Before you go messing around with crushed coral gravel, which will send your pH up into the mid-8's, I'd suggest making water changes with water that's straight from the faucet, unfiltered. That pH will be higher and have some alkalinity to it which will help it stay where you want it. It also has minerals that feed the plants.

You don't want your fish to swim in water that's too pure anyway. Osmosis will suck the life right out of them.

AmQuel is generally not something that you should use. It has it's time & place, but this isn't it.


----------



## wolflover326 (Feb 10, 2015)

Thank you all such much for your advice!!

I'll definitely stop using the AmQuel and stress coat, and start using the tap water.

The locally-owned fish store I went to close down :-( so I went to PetSupermarket, but the only thing they had as a dechlorinator was stress coat or some off brand of the same thing, so I didn't end up getting anything. I'll try PetSmart in a couple days.

I've already seen a change in the fish, in a positive direction. I fed the catfish last night and they ate up their waffers. I'm going to try feeding the glofish a little bit tonight, since they seemed to want to pick at the waffers. One of glofish looked like he was going to die over the weekend, but today he's swimming around like nothing happened. 

What's the proper temp for these fish? It stays naturally at about 73 degrees, but the guys at the fish store said they should be at about 76.


----------



## WildForFish (Aug 5, 2008)

76* for the Glofish

Which species of cory do you keep? Depending on the specie the temp can vary.


----------



## wolflover326 (Feb 10, 2015)

Albino Cory


----------



## lohachata (Jan 27, 2006)

you can get dechlor on ebay.....

http://www.ebay.com/itm/WECO-DECLOR...hash=item1a01244d74:m:m1WneAtaSTvTk7fzaNQOi8A


----------



## WildForFish (Aug 5, 2008)

wolflover326 said:


> Albino Cory


ok 76*-77* is the max for them, I would bring the temp up to at least 76*.


----------



## LizStreithorst (Aug 5, 2015)

WildForFish said:


> ok 76*-77* is the max for them, I would bring the temp up to at least 76*.


I agree. Temp you have them at is too low.

I get my dechor from Ken's It's cheap as dirt. I understand that you can buy a 50 lb bag for next to nothing from Sears but I prefer it all measured up for me and not have a 50 lb. bag to bother finding a place to store. http://www.kensfish.com/aquarium-supplies/water-treatments/sodium-thiosulfate.html


----------



## wolflover326 (Feb 10, 2015)

I'll be ordering that dechlor today, and I'll add the heater in to raise the temp, thanks so much! 

I did another water test, and I'm getting some readings. 

pH remains unchanged at 6.0, though since it seems that's the proper pH, I'm not so concerned with getting it back up to where it was. 

Ammonia raised to 0.50ppm.

Nitrites remain at 0. 

Nitrates raised to 5-10ppm. 

Is this the rank recycling itself?

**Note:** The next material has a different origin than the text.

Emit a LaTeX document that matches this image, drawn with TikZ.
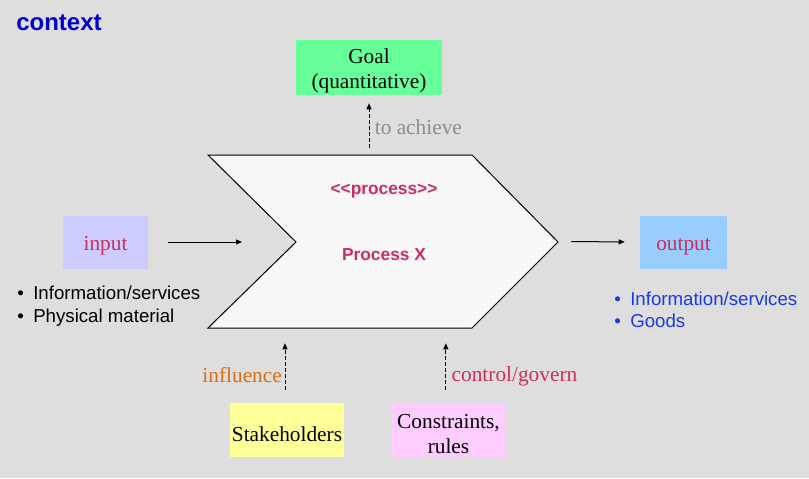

The last water change I did was on Saturday. Should I do another, without adding chemicals?


----------



## WildForFish (Aug 5, 2008)

Good to see things are on the right track! Your cycle is about midway?

The Ph should even out with regular water changes, not cause for worry at the moment.

I would do partial water changes to get the ammonia level down a bit and continue to do so since the cycle had a funky beginning.

Always use the declor with water changes but in this instance with the partial w/c you can wait until you get the declor and are doing full changes.


----------



## wolflover326 (Feb 10, 2015)

WildForFish said:


> Good to see things are on the right track! Your cycle is about midway?
> 
> The Ph should even out with regular water changes, not cause for worry at the moment.
> 
> ...


What if I don't have a dechlor? I'm ordering it today, but it's being shipped.


----------



## WildForFish (Aug 5, 2008)

wolflover326 said:


> What if I don't have a dechlor? I'm ordering it today, but it's being shipped.


 added the info to previous post


----------



## wolflover326 (Feb 10, 2015)

WildForFish said:


> added the info to previous post


Thank you!


----------